» Instructions for the task: From the first line of the listing below to the line with "572, 568, 700];", print each line exactly, and nothing more. Leave out the pictures.
•••••
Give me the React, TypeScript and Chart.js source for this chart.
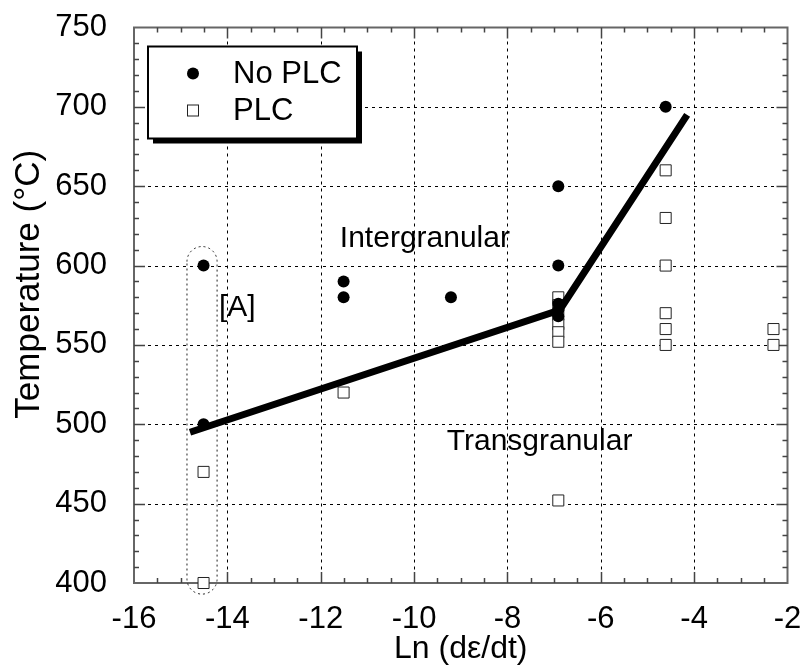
import React, { useEffect, useRef } from "react";
import { Chart, registerables } from "chart.js";

Chart.register(...registerables);

// ---- data ----
const noPlcX = [-14.51, -14.51, -11.51, -11.51, -9.21, -6.91, -6.91, -6.91, -6.91, -6.91, -4.61];
const noPlcY = [600, 500, 590, 580, 580, 650, 600, 576, 572, 568, 700];

const plcX = [-14.51, -14.51, -11.51, -6.91, -6.91, -6.91, -6.91, -6.91, -6.91, -6.91, -4.61, -4.61, -4.61, -4.61, -4.61, -4.61, -2.3, -2.3];
const plcY = [470, 400, 520, 580, 575, 569, 563, 558, 552, 452, 660, 630, 600, 570, 560, 550, 560, 550];

const boundaryX = [-14.8, -6.88, -4.15];
const boundaryY = [495, 572, 695];

const xTicks = { min: -16, max: -2, step: 2, minor: 0.5 };
const yTicks = { min: 400, max: 750, step: 50, minor: 10 };

const regionLabels = [
  { text: "Intergranular", x: -11.59, y: 612 },
  { text: "Transgranular", x: -9.3, y: 484 },
  { text: "[A]", x: -14.18, y: 568 },
];
// bounding region [A] in data units: x0, x1, y0, y1
const regionA = { x0: -14.865, x1: -14.22, y0: 393, y1: 612 };

const legendItems = ["No PLC", "PLC"];
const xTitle = "Ln (d\u03b5/dt)";
const yTitle = "Temperature (\u00b0C)";

const FONT = "'Liberation Sans', Arial, sans-serif";

const toPts = (xs: number[], ys: number[]) => xs.map((x, i) => ({ x, y: ys[i] }));

const decorPlugin = {
  id: "decor",
  beforeDatasetsDraw(chart: any) {
    const { ctx, chartArea: a, scales } = chart;
    const xs = scales.x, ys = scales.y;
    ctx.save();
    // dotted grid
    ctx.strokeStyle = "#000";
    ctx.lineWidth = 1;
    ctx.setLineDash([3, 4]);
    for (let v = xTicks.min + xTicks.step; v < xTicks.max - 1e-9; v += xTicks.step) {
      const px = Math.round(xs.getPixelForValue(v)) + 0.5;
      ctx.beginPath();
      ctx.moveTo(px, a.top);
      ctx.lineTo(px, a.bottom);
      ctx.stroke();
    }
    for (let v = yTicks.min + yTicks.step; v < yTicks.max - 1e-9; v += yTicks.step) {
      const py = Math.round(ys.getPixelForValue(v)) + 0.5;
      ctx.beginPath();
      ctx.moveTo(a.left, py);
      ctx.lineTo(a.right, py);
      ctx.stroke();
    }
    ctx.setLineDash([]);
    // frame
    ctx.strokeStyle = "#666";
    ctx.lineWidth = 2;
    ctx.strokeRect(a.left, a.top, a.right - a.left, a.bottom - a.top);
    // ticks
    ctx.lineWidth = 1.5;
    ctx.strokeStyle = "#444";
    const nx = Math.round((xTicks.max - xTicks.min) / xTicks.minor);
    for (let i = 1; i < nx; i++) {
      const v = xTicks.min + i * xTicks.minor;
      const major = Math.abs(v / xTicks.step - Math.round(v / xTicks.step)) < 1e-6;
      const len = major ? 11 : 5;
      const px = Math.round(xs.getPixelForValue(v)) + 0.5;
      ctx.beginPath();
      ctx.moveTo(px, a.bottom);
      ctx.lineTo(px, a.bottom - len);
      ctx.moveTo(px, a.top);
      ctx.lineTo(px, a.top + len);
      ctx.stroke();
    }
    const ny = Math.round((yTicks.max - yTicks.min) / yTicks.minor);
    for (let i = 1; i < ny; i++) {
      const v = yTicks.min + i * yTicks.minor;
      const major = Math.abs(v / yTicks.step - Math.round(v / yTicks.step)) < 1e-6;
      const len = major ? 11 : 5;
      const py = Math.round(ys.getPixelForValue(v)) + 0.5;
      ctx.beginPath();
      ctx.moveTo(a.left, py);
      ctx.lineTo(a.left + len, py);
      ctx.moveTo(a.right, py);
      ctx.lineTo(a.right - len, py);
      ctx.stroke();
    }
    // region [A] dotted rounded box
    const rx0 = xs.getPixelForValue(regionA.x0);
    const rx1 = xs.getPixelForValue(regionA.x1);
    const ry0 = ys.getPixelForValue(regionA.y1);
    const ry1 = ys.getPixelForValue(regionA.y0);
    const r = (rx1 - rx0) / 2;
    ctx.strokeStyle = "#222";
    ctx.lineWidth = 1;
    ctx.setLineDash([2, 3]);
    ctx.beginPath();
    ctx.moveTo(rx0, ry0 + r);
    ctx.arc(rx0 + r, ry0 + r, r, Math.PI, 0);
    ctx.lineTo(rx1, ry1 - r);
    ctx.arc(rx0 + r, ry1 - r, r, 0, Math.PI);
    ctx.closePath();
    ctx.stroke();
    ctx.setLineDash([]);
    ctx.restore();
  },
  afterDatasetsDraw(chart: any) {
    const { ctx, chartArea: a, scales } = chart;
    const xs = scales.x, ys = scales.y;
    ctx.save();
    // region labels
    ctx.fillStyle = "#000";
    ctx.textAlign = "left";
    ctx.textBaseline = "alphabetic";
    ctx.font = `30px ${FONT}`;
    regionLabels.forEach((l) => {
      ctx.fillText(l.text, xs.getPixelForValue(l.x), ys.getPixelForValue(l.y));
    });
    // legend box
    const bx = a.left + 14, by = a.top + 19, bw = 209, bh = 92;
    ctx.fillStyle = "#000";
    ctx.fillRect(bx + 5, by + 5, bw, bh);
    ctx.fillStyle = "#fff";
    ctx.fillRect(bx, by, bw, bh);
    ctx.strokeStyle = "#000";
    ctx.lineWidth = 2;
    ctx.strokeRect(bx, by, bw, bh);
    // legend markers
    ctx.beginPath();
    ctx.arc(bx + 45, by + 27, 6, 0, Math.PI * 2);
    ctx.fillStyle = "#000";
    ctx.fill();
    ctx.lineWidth = 1;
    ctx.strokeStyle = "#222";
    ctx.strokeRect(bx + 39.5, by + 58.5, 11, 11);
    ctx.font = `31px ${FONT}`;
    ctx.textBaseline = "middle";
    ctx.fillStyle = "#000";
    ctx.fillText(legendItems[0], bx + 85, by + 28);
    ctx.fillText(legendItems[1], bx + 85, by + 65);
    // axis titles
    ctx.font = `32px ${FONT}`;
    ctx.textAlign = "center";
    ctx.fillText(xTitle, (a.left + a.right) / 2, a.bottom + 66);
    ctx.save();
    ctx.translate(29, (a.top + a.bottom) / 2 - 21);
    ctx.rotate(-Math.PI / 2);
    ctx.font = `35px ${FONT}`;
    ctx.fillText(yTitle, 0, 0);
    ctx.restore();
    ctx.restore();
  },
};

export default function App() {
  const ref = useRef<HTMLCanvasElement>(null);
  useEffect(() => {
    if (!ref.current) return;
    const chart = new Chart(ref.current, {
      type: "scatter",
      data: {
        datasets: [
          {
            label: "boundary",
            data: toPts(boundaryX, boundaryY),
            showLine: true,
            borderColor: "#000",
            borderWidth: 7,
            borderCapStyle: "butt",
            borderJoinStyle: "miter",
            pointRadius: 0,
            order: 0,
            clip: false,
          } as any,
          {
            label: "No PLC",
            data: toPts(noPlcX, noPlcY),
            pointStyle: "circle",
            pointRadius: 6,
            backgroundColor: "#000",
            borderColor: "#000",
            borderWidth: 0,
            order: 1,
            clip: false,
          } as any,
          {
            label: "PLC",
            data: toPts(plcX, plcY),
            pointStyle: "rect",
            pointRadius: 7.8,
            backgroundColor: "#fff",
            borderColor: "#222",
            borderWidth: 1,
            order: 2,
            clip: false,
          } as any,
        ],
      },
      options: {
        animation: false,
        responsive: true,
        maintainAspectRatio: false,
        layout: { padding: { top: 27.5, right: 13.5, left: 0, bottom: 0 } },
        plugins: { legend: { display: false }, tooltip: { enabled: false } },
        scales: {
          x: {
            type: "linear",
            min: xTicks.min,
            max: xTicks.max,
            grid: { display: false },
            border: { display: false },
            ticks: {
              stepSize: xTicks.step,
              color: "#000",
              padding: 10,
              font: { family: FONT, size: 31 },
              maxRotation: 0,
            },
            afterFit: (s: any) => {
              s.height = 82;
              s.paddingLeft = 0;
              s.paddingRight = 0;
            },
          },
          y: {
            type: "linear",
            min: yTicks.min,
            max: yTicks.max,
            grid: { display: false },
            border: { display: false },
            ticks: {
              stepSize: yTicks.step,
              color: "#000",
              padding: 19,
              font: { family: FONT, size: 31 },
            },
            afterFit: (s: any) => {
              s.width = 134;
              s.paddingTop = 0;
              s.paddingBottom = 0;
            },
          },
        },
      },
      plugins: [decorPlugin],
    });
    return () => chart.destroy();
  }, []);
  return (
    <div style={{ position: "fixed", left: 0, top: 0, width: 801, height: 665, background: "#fff" }}>
      <canvas ref={ref} />
    </div>
  );
}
•••••
» Response:
Give me the React, TypeScript and Chart.js source for this chart.
import React, { useEffect, useRef } from "react";
import { Chart, registerables } from "chart.js";

Chart.register(...registerables);

// ---- data ----
const noPlcX = [-14.51, -14.51, -11.51, -11.51, -9.21, -6.91, -6.91, -6.91, -6.91, -6.91, -4.61];
const noPlcY = [600, 500, 590, 580, 580, 650, 600, 576, 572, 568, 700];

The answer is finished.